Następnie zrobiłem szparunki metodą na trzy taśmy. Zrobiłem to już po polakierowaniu klarem, akurat zdecydowanie bardziej trafiają do mnie szparunki na wierzchu niż pod bezbarwnym. Jest to złoty kolor z palety Daewoo Matiza. Baza zmieszana z utwardzaczem pomalowana pędzelkiem. Efekt zadowalający. Zobaczymy jak z trwałością.
Zaszprychowałem również koła, jednak obręcze okazały się zbyt krzywe, więc nawet się nie podejmowałem samemu, rozplotłem je i zawiozłem do fachowca z Warszawy, wyprostował obręcze, zaplótł, wycentrował, wszystko cacy.
Musiałem wymienić lagi nieruchome, ponieważ wżery były na tyle duże, że nie dało się ich uszczelnić. Kupiłem nowe z Gmoto, okazało się jednak, że to nowszy typ (nie wiedziałem, że jest rozróżnienie), ale bez problemu dało się je połączyć ze starymi goleniami. Trzeba tylko było dać nowe śruby półek (inny gwint).
W międzyczasie kupiłem wszystkie potrzebne drobiazgi i zacząłem składać to do kupy.
Trochę mi zajęło poprawne rozkminienie jak powinna być podłączona instalacja z CDI, ale udało się i wszystko działa. Dałem również nową tylną lampę, jaka powinna być w tym roczniku wg wypowiedzi jednego z użytkowników forum. Swoją drogą wujek twierdził, że stara lampa (taka jak w dwuramówkach) była tu oryginalnie. Szczerze mówiąc, mimo tego, że w tym roczniku takich niby nie było, to właśnie wyglądała na oryginalny montaż, kto wie, może komuś w Świdniku zabrakło i dał starszą?
Prace szły stosunkowo szybko do przodu, choć to przerażające, jak beznadziejnej jakości są współczesne części.
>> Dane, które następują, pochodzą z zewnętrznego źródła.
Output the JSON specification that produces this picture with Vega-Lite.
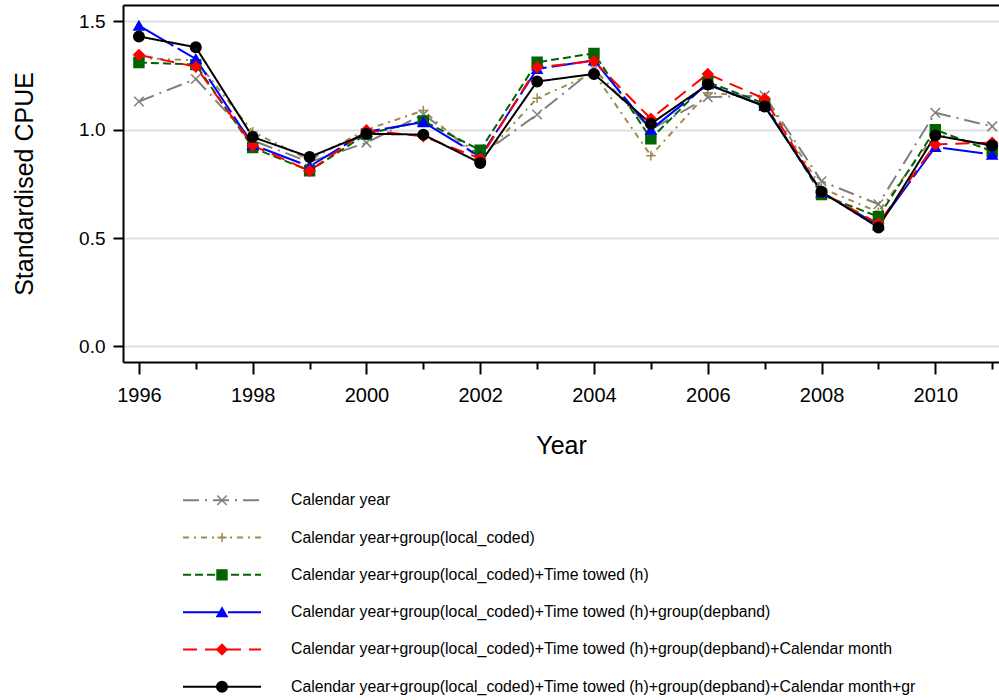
{
  "$schema": "https://vega.github.io/schema/vega-lite/v6.json",
  "padding": {"left": 12, "top": 5, "right": 0, "bottom": 0},
  "background": "white",
  "config": {
    "font": "Liberation Sans",
    "view": {"stroke": null},
    "concat": {"spacing": 31}
  },
  "datasets": {
    "cpue": [
      {"year": 1996, "s": "A", "v": 1.13}, {"year": 1997, "s": "A", "v": 1.234}, {"year": 1998, "s": "A", "v": 0.95}, {"year": 1999, "s": "A", "v": 0.85},
      {"year": 2000, "s": "A", "v": 0.94}, {"year": 2001, "s": "A", "v": 1.07}, {"year": 2002, "s": "A", "v": 0.88}, {"year": 2003, "s": "A", "v": 1.07},
      {"year": 2004, "s": "A", "v": 1.28}, {"year": 2005, "s": "A", "v": 1.0}, {"year": 2006, "s": "A", "v": 1.15}, {"year": 2007, "s": "A", "v": 1.157},
      {"year": 2008, "s": "A", "v": 0.762}, {"year": 2009, "s": "A", "v": 0.656}, {"year": 2010, "s": "A", "v": 1.078}, {"year": 2011, "s": "A", "v": 1.015},
      {"year": 1996, "s": "B", "v": 1.33}, {"year": 1997, "s": "B", "v": 1.32}, {"year": 1998, "s": "B", "v": 0.99}, {"year": 1999, "s": "B", "v": 0.86},
      {"year": 2000, "s": "B", "v": 1.0}, {"year": 2001, "s": "B", "v": 1.088}, {"year": 2002, "s": "B", "v": 0.86}, {"year": 2003, "s": "B", "v": 1.145},
      {"year": 2004, "s": "B", "v": 1.26}, {"year": 2005, "s": "B", "v": 0.88}, {"year": 2006, "s": "B", "v": 1.17}, {"year": 2007, "s": "B", "v": 1.15},
      {"year": 2008, "s": "B", "v": 0.73}, {"year": 2009, "s": "B", "v": 0.62}, {"year": 2010, "s": "B", "v": 0.98}, {"year": 2011, "s": "B", "v": 0.92},
      {"year": 1996, "s": "C", "v": 1.31}, {"year": 1997, "s": "C", "v": 1.30}, {"year": 1998, "s": "C", "v": 0.917}, {"year": 1999, "s": "C", "v": 0.81},
      {"year": 2000, "s": "C", "v": 0.98}, {"year": 2001, "s": "C", "v": 1.04}, {"year": 2002, "s": "C", "v": 0.905}, {"year": 2003, "s": "C", "v": 1.311},
      {"year": 2004, "s": "C", "v": 1.352}, {"year": 2005, "s": "C", "v": 0.958}, {"year": 2006, "s": "C", "v": 1.22}, {"year": 2007, "s": "C", "v": 1.12},
      {"year": 2008, "s": "C", "v": 0.70}, {"year": 2009, "s": "C", "v": 0.598}, {"year": 2010, "s": "C", "v": 1.0}, {"year": 2011, "s": "C", "v": 0.90},
      {"year": 1996, "s": "D", "v": 1.48}, {"year": 1997, "s": "D", "v": 1.326}, {"year": 1998, "s": "D", "v": 0.93}, {"year": 1999, "s": "D", "v": 0.83},
      {"year": 2000, "s": "D", "v": 0.99}, {"year": 2001, "s": "D", "v": 1.035}, {"year": 2002, "s": "D", "v": 0.875}, {"year": 2003, "s": "D", "v": 1.28},
      {"year": 2004, "s": "D", "v": 1.32}, {"year": 2005, "s": "D", "v": 1.0}, {"year": 2006, "s": "D", "v": 1.21}, {"year": 2007, "s": "D", "v": 1.11},
      {"year": 2008, "s": "D", "v": 0.71}, {"year": 2009, "s": "D", "v": 0.56}, {"year": 2010, "s": "D", "v": 0.92}, {"year": 2011, "s": "D", "v": 0.885},
      {"year": 1996, "s": "E", "v": 1.345}, {"year": 1997, "s": "E", "v": 1.29}, {"year": 1998, "s": "E", "v": 0.927}, {"year": 1999, "s": "E", "v": 0.81},
      {"year": 2000, "s": "E", "v": 0.997}, {"year": 2001, "s": "E", "v": 0.969}, {"year": 2002, "s": "E", "v": 0.866}, {"year": 2003, "s": "E", "v": 1.288},
      {"year": 2004, "s": "E", "v": 1.316}, {"year": 2005, "s": "E", "v": 1.05}, {"year": 2006, "s": "E", "v": 1.257}, {"year": 2007, "s": "E", "v": 1.142},
      {"year": 2008, "s": "E", "v": 0.71}, {"year": 2009, "s": "E", "v": 0.567}, {"year": 2010, "s": "E", "v": 0.932}, {"year": 2011, "s": "E", "v": 0.94},
      {"year": 1996, "s": "F", "v": 1.43}, {"year": 1997, "s": "F", "v": 1.38}, {"year": 1998, "s": "F", "v": 0.966}, {"year": 1999, "s": "F", "v": 0.874},
      {"year": 2000, "s": "F", "v": 0.981}, {"year": 2001, "s": "F", "v": 0.977}, {"year": 2002, "s": "F", "v": 0.846}, {"year": 2003, "s": "F", "v": 1.222},
      {"year": 2004, "s": "F", "v": 1.257}, {"year": 2005, "s": "F", "v": 1.027}, {"year": 2006, "s": "F", "v": 1.208}, {"year": 2007, "s": "F", "v": 1.107},
      {"year": 2008, "s": "F", "v": 0.713}, {"year": 2009, "s": "F", "v": 0.549}, {"year": 2010, "s": "F", "v": 0.973}, {"year": 2011, "s": "F", "v": 0.927}
    ],
    "legend": [
      {"s": "A", "label": "Calendar year"},
      {"s": "B", "label": "Calendar year+group(local_coded)"},
      {"s": "C", "label": "Calendar year+group(local_coded)+Time towed (h)"},
      {"s": "D", "label": "Calendar year+group(local_coded)+Time towed (h)+group(depband)"},
      {"s": "E", "label": "Calendar year+group(local_coded)+Time towed (h)+group(depband)+Calendar month"},
      {"s": "F", "label": "Calendar year+group(local_coded)+Time towed (h)+group(depband)+Calendar month+gr"}
    ]
  },
  "vconcat": [
    {
      "width": 876,
      "height": 357,
      "data": {"name": "cpue"},
      "layer": [
        {
          "mark": {"type": "line", "clip": true},
          "encoding": {
            "x": {"field": "year", "type": "quantitative",
              "scale": {"domain": [1995.72, 2011.12], "nice": false, "zero": false},
              "axis": {
                "values": [1996, 1997, 1998, 1999, 2000, 2001, 2002, 2003, 2004, 2005, 2006, 2007, 2008, 2009, 2010, 2011],
                "format": "d",
                "labelExpr": "datum.value % 2 == 0 ? datum.label : ''",
                "tickSize": {"condition": {"test": "datum.value % 2 == 0", "value": 12}, "value": 7},
                "grid": false,
                "domainColor": "black", "domainWidth": 2,
                "tickColor": "black", "tickWidth": 2,
                "labelFontSize": 20, "labelColor": "black", "labelPadding": 11,
                "labelOverlap": false, "labelFlush": false,
                "title": "Year", "titleFontSize": 25, "titleFontWeight": "normal", "titleColor": "black", "titlePadding": 28
              }
            },
            "y": {"field": "v", "type": "quantitative",
              "scale": {"domain": [-0.072, 1.575], "nice": false, "zero": false},
              "axis": {
                "values": [0, 0.5, 1, 1.5], "format": ".1f",
                "grid": true, "gridColor": "#e0e0e0", "gridWidth": 2,
                "domainColor": "black", "domainWidth": 2,
                "tickColor": "black", "tickWidth": 2, "tickSize": 10,
                "labelFontSize": 19, "labelColor": "black", "labelPadding": 8,
                "title": "Standardised CPUE", "titleFontSize": 25, "titleFontWeight": "normal", "titleColor": "black", "titlePadding": 41
              }
            },
            "detail": {"field": "s"},
            "color": {"field": "s", "type": "nominal", "legend": null,
              "scale": {"domain": ["A", "B", "C", "D", "E", "F"], "range": ["#7f7f7f", "#a08a52", "#006400", "#0000ff", "#ff0000", "#000000"]}},
            "strokeDash": {"field": "s", "type": "nominal", "legend": null,
              "scale": {"domain": ["A", "B", "C", "D", "E", "F"], "range": [[16, 6, 2, 6], [6, 5, 2, 5], [8, 4], [40, 5], [14, 8], [1, 0]]}},
            "strokeWidth": {"field": "s", "type": "nominal", "legend": null,
              "scale": {"domain": ["A", "B", "C", "D", "E", "F"], "range": [2, 2, 3, 2, 2, 3]}}
          }
        },
        {
          "mark": {"type": "point", "filled": true, "opacity": 1, "strokeWidth": 1.5},
          "encoding": {
            "x": {"field": "year", "type": "quantitative",
              "axis": {"orient": "top", "labels": false, "ticks": false, "grid": false, "title": null, "domainColor": "black", "domainWidth": 2}},
            "y": {"field": "v", "type": "quantitative",
              "axis": {
                "values": [0, 0.5, 1, 1.5], "format": ".1f",
                "grid": true, "gridColor": "#e0e0e0", "gridWidth": 2,
                "domainColor": "black", "domainWidth": 2,
                "tickColor": "black", "tickWidth": 2, "tickSize": 10,
                "labelFontSize": 19, "labelColor": "black", "labelPadding": 8,
                "title": "Standardised CPUE", "titleFontSize": 25, "titleFontWeight": "normal", "titleColor": "black", "titlePadding": 41
              }
            },
            "shape": {"field": "s", "type": "nominal", "legend": null,
              "scale": {"domain": ["A", "B", "C", "D", "E", "F"], "range": ["M-1,-1L1,1M-1,1L1,-1", "M-1,0H1M0,-1V1", "square", "triangle-up", "diamond", "circle"]}},
            "fill": {"field": "s", "type": "nominal", "legend": null,
              "scale": {"domain": ["A", "B", "C", "D", "E", "F"], "range": ["#7f7f7f", "#a08a52", "#006400", "#0000ff", "#ff0000", "#000000"]}},
            "stroke": {"field": "s", "type": "nominal", "legend": null,
              "scale": {"domain": ["A", "B", "C", "D", "E", "F"], "range": ["#7f7f7f", "#a08a52", "#006400", "#0000ff", "#ff0000", "#000000"]}},
            "size": {"field": "s", "type": "nominal", "legend": null,
              "scale": {"domain": ["A", "B", "C", "D", "E", "F"], "range": [90, 110, 70, 70, 110, 55]}}
          }
        }
      ],
      "resolve": {"axis": {"x": "independent"}}
    },
    {
      "width": 876,
      "height": 209,
      "data": {"name": "legend"},
      "encoding": {
        "y": {"field": "s", "type": "nominal", "axis": null,
          "scale": {"type": "point", "padding": 0.3, "domain": ["A", "B", "C", "D", "E", "F"]}}
      },
      "layer": [
        {
          "mark": {"type": "rule"},
          "encoding": {
            "x": {"datum": 60, "type": "quantitative", "scale": {"domain": [0, 876], "nice": false, "zero": false}, "axis": null},
            "x2": {"datum": 138},
            "color": {"field": "s", "type": "nominal", "legend": null},
            "strokeDash": {"field": "s", "type": "nominal", "legend": null},
            "strokeWidth": {"field": "s", "type": "nominal", "legend": null}
          }
        },
        {
          "mark": {"type": "point", "filled": true, "opacity": 1, "strokeWidth": 1.5},
          "encoding": {
            "x": {"datum": 99, "type": "quantitative"},
            "shape": {"field": "s", "type": "nominal", "legend": null},
            "fill": {"field": "s", "type": "nominal", "legend": null},
            "stroke": {"field": "s", "type": "nominal", "legend": null},
            "size": {"field": "s", "type": "nominal", "legend": null}
          }
        },
        {
          "mark": {"type": "text", "align": "left", "baseline": "middle", "fontSize": 15.8, "color": "black"},
          "encoding": {
            "x": {"datum": 168, "type": "quantitative"},
            "text": {"field": "label"}
          }
        }
      ]
    }
  ]
}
Ile szlifowania, pasowania, rozwiercania z każdą małą pierdołą tu było to szkoda gadać. Koniec końców udało się to złożyć do kupy.
Na zdjęciach są jeszcze niepomalowane osłony boczne - już je polakierowałem, czekają na montaż. Nie ma również tej chromowanej osłonki stacyjki - muszę ją doszlifować, bo jest za wysoka i kluczyk nie wchodzi do końca jak trzeba. Muszę również przykleić ramkę licznika, bo zamiennik jest jakiś trefny, nie da się tego zagiąć. Zostało też wymienić ślimak licznika. No i najważniejsze - zarejestrować. Zobaczymy co się uda zdziałać - na żółte nie powinno być problemu, ale wolałbym to zrobić jak najszybciej i zarejestrować na białe - zobaczymy.